Authors: Aaron C. Greenville, Vuong Nguyen, Glenda M. Wardle and Chris R. Dickman
Published in: Australian Zoologist
Long-term field-based monitoring is essential to develop a deep understanding of how ecosystems function and to identify species at risk of decline. However, conducting field-based research poses some unique challenges due to the frequently harsh environmental conditions or extreme weather events that may be encountered. Fieldwork issues can arise from vehicle breakdowns, wildfires and heavy rainfall events, all of which can delay or even cancel data collection. In addition, long-term monitoring often requires multiple observers, which may add observation bias to estimates of measured parameters.

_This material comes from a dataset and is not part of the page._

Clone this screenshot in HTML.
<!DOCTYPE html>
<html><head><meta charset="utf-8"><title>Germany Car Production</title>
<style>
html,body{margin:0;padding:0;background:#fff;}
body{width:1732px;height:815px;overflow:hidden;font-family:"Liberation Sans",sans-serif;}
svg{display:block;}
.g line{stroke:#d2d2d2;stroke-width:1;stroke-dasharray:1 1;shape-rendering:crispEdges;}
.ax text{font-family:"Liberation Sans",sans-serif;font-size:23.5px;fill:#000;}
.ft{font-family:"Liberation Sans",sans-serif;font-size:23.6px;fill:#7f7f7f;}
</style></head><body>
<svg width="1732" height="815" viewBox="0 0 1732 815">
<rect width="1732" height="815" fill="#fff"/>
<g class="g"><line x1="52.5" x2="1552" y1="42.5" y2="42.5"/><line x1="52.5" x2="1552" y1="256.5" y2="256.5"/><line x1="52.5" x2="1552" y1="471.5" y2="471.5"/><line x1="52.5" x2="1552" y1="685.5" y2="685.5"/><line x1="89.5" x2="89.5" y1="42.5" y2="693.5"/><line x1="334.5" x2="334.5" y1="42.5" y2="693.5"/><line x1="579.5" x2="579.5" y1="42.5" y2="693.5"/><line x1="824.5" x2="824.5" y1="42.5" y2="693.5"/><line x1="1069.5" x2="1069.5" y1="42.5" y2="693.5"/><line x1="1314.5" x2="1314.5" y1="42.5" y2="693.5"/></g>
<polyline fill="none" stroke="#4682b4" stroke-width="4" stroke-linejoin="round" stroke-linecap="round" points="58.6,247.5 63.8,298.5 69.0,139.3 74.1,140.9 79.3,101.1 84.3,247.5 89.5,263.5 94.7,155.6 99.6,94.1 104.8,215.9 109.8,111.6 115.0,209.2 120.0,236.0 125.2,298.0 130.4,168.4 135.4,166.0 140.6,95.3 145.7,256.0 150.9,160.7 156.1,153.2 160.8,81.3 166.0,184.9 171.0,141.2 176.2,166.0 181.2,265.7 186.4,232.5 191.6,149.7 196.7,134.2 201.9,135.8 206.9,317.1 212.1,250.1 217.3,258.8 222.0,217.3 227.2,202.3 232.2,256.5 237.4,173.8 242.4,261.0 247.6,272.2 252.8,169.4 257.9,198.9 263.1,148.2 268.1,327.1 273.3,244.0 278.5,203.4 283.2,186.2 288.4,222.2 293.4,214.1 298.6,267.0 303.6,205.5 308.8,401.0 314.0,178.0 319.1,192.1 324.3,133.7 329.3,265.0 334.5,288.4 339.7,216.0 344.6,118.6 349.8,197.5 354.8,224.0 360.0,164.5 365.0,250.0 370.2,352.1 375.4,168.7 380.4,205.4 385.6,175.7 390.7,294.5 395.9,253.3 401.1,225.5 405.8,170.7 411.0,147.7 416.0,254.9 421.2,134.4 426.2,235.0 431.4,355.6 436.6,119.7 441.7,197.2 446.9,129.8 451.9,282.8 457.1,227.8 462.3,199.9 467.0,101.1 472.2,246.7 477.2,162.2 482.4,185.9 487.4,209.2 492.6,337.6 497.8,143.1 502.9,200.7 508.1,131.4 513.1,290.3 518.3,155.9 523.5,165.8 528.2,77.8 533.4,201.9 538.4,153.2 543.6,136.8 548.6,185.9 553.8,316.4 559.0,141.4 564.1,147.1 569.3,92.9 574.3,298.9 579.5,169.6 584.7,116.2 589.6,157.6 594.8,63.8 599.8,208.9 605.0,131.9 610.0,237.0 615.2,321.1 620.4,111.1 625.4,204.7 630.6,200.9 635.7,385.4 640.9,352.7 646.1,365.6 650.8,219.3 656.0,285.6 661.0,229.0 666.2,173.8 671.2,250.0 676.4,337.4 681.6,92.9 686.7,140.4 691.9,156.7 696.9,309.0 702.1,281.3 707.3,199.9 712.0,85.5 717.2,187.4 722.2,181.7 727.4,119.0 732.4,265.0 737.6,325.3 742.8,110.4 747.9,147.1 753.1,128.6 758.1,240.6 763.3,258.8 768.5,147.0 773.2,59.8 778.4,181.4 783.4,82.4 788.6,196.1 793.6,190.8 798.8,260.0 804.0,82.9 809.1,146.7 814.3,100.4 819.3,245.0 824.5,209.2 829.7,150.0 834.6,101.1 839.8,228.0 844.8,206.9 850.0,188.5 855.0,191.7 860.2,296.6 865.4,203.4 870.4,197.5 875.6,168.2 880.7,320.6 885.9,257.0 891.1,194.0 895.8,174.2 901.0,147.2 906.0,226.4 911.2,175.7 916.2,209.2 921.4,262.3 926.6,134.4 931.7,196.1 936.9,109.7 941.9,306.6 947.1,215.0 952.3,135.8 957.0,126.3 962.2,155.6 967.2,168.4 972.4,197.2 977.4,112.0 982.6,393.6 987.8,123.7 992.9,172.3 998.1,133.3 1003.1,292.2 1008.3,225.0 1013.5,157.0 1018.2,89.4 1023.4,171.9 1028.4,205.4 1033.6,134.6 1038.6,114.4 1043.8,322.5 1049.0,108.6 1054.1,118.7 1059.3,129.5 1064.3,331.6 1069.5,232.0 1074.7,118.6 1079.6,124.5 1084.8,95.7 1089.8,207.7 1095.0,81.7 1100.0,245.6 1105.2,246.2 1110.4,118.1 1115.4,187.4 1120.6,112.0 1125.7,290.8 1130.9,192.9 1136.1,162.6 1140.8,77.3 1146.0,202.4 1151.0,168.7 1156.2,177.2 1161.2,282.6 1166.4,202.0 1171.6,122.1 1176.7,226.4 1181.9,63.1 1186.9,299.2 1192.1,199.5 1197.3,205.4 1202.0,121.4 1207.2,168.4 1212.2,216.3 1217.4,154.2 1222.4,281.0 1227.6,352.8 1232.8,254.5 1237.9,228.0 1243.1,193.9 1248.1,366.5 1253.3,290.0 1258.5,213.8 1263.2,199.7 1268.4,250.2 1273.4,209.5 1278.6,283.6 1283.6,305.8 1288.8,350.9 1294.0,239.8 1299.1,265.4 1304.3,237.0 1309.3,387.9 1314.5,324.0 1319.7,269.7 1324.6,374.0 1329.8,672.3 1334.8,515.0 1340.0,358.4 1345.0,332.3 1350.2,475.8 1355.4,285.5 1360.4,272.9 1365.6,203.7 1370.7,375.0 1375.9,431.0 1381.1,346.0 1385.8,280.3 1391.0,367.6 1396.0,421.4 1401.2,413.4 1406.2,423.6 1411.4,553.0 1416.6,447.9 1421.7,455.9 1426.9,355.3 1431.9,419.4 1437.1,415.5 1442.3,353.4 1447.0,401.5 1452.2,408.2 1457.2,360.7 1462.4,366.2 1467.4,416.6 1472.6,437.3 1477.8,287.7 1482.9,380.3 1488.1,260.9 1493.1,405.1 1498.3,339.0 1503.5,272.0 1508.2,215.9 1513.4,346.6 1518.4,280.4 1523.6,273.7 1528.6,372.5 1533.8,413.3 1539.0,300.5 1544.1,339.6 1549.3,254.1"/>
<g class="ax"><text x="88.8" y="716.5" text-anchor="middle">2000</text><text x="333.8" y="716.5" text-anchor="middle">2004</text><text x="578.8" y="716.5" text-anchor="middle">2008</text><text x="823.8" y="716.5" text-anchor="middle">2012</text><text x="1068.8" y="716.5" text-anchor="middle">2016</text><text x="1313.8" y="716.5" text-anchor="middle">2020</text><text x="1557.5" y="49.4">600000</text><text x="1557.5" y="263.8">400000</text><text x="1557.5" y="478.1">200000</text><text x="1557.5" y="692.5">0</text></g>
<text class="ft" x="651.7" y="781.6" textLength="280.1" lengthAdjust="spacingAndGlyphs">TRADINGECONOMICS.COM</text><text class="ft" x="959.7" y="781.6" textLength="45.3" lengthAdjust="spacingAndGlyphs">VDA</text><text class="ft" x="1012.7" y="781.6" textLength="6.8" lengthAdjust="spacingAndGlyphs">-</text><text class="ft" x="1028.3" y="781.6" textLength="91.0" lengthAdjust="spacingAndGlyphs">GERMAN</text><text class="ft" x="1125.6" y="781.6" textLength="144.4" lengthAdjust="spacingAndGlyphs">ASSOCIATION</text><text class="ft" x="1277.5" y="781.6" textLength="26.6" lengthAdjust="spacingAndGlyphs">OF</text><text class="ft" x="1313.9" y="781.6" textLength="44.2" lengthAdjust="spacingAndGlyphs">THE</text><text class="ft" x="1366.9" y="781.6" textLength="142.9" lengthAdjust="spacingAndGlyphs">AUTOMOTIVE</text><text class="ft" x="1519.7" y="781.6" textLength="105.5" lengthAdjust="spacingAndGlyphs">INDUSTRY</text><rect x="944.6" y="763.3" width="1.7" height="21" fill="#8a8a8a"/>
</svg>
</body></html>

Thus there is an increasing need to develop new statistical techniques that take advantage of the power of long time-series datasets that also are incomplete. Here we introduce researchers to multivariate autoregressive state-space (MARSS) modelling; a new statistical technique for modelling long-term time-series data. MARSS models allow users to investigate incomplete datasets caused by missing values. In contrast to traditional modelling techniques, such as generalised linear models that only estimate error from environmental stochasticity (process error), MARSS models estimate both process and observation errors. By estimating observation errors, researchers can incorporate bias from different observers and methods into population or other parameter estimates. To illustrate the MARSS technique we interrogate long-term animal and plant datasets from central Australia that contain missing values and were collected by multiple observers. We then discuss the findings from the MARSS models and their implications for management. Lastly, we provide future applications that this new technique could be used for, such as studies of animal movements and food webs.
Reference: Greenville, A. C, Nguyen, V., Wardle, G. M. & Dickman, C. R. (2018). Making the most of incomplete long-term datasets: the MARSS solution. Australian Zoologist, In-Press.